▶ Set exercise: Go through the listing and return every line with "this" in it.
* Start *
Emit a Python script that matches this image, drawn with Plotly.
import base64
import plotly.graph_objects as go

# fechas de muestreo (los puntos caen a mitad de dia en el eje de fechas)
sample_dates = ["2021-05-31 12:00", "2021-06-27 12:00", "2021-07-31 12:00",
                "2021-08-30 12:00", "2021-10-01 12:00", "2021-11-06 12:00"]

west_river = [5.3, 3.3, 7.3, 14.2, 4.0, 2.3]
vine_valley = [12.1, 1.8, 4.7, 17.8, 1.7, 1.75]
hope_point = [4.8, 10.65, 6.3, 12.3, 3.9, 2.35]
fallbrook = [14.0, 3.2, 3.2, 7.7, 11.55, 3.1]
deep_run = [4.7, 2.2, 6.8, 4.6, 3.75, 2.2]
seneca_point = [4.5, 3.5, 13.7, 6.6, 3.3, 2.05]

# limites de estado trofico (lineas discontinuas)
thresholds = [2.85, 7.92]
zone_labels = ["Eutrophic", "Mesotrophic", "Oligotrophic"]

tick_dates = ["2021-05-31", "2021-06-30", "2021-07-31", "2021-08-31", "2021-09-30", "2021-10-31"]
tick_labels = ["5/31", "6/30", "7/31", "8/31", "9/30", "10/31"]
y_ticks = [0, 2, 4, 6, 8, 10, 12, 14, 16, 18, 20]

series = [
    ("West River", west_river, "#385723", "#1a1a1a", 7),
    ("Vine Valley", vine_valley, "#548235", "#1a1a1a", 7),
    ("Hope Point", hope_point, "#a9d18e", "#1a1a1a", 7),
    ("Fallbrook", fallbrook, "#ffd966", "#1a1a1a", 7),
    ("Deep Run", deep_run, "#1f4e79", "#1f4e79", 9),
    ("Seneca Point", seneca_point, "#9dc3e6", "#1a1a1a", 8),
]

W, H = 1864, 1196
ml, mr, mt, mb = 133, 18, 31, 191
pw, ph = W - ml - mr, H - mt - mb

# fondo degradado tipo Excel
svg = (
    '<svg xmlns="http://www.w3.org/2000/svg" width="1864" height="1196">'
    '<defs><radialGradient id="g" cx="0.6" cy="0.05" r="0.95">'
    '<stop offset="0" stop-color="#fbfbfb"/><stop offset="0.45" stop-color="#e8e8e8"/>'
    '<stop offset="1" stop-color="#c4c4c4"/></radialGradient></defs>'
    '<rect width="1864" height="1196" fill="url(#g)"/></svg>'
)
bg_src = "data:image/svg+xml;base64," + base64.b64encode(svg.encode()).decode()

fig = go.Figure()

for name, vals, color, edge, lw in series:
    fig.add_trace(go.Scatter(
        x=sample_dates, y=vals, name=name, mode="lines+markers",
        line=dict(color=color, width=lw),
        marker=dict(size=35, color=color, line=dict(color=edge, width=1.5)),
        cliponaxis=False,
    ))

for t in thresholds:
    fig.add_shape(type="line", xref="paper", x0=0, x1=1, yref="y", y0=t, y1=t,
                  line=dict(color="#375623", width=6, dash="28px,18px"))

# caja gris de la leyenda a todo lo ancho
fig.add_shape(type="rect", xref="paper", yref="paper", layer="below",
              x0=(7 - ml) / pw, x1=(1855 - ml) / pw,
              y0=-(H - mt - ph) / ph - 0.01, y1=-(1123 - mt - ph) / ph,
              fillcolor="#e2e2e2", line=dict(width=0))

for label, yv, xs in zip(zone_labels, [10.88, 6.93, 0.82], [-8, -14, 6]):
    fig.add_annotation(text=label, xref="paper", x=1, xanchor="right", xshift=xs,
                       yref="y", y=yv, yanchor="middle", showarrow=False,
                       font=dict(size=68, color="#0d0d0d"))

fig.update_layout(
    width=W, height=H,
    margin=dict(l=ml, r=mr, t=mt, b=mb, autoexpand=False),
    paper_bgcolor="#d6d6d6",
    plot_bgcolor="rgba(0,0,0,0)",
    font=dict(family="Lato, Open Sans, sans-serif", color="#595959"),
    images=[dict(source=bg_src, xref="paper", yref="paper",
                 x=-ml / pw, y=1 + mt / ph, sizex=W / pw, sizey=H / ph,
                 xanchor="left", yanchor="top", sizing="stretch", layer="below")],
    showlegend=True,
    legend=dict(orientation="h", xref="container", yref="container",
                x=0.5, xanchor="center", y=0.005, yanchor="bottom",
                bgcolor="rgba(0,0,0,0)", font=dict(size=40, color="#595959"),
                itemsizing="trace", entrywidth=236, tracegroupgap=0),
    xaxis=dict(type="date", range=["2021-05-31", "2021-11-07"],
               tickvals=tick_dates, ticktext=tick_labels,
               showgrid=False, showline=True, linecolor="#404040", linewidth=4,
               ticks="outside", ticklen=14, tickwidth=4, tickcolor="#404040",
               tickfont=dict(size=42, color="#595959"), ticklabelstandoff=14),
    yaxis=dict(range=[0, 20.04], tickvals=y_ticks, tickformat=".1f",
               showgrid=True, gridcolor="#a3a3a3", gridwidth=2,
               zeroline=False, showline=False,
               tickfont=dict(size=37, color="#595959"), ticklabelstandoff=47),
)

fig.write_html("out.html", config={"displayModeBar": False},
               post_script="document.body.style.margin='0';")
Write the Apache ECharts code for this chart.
* End *
▶ Exercise result:
Emit a Python script that matches this image, drawn with Plotly.
Write the Apache ECharts code for this chart.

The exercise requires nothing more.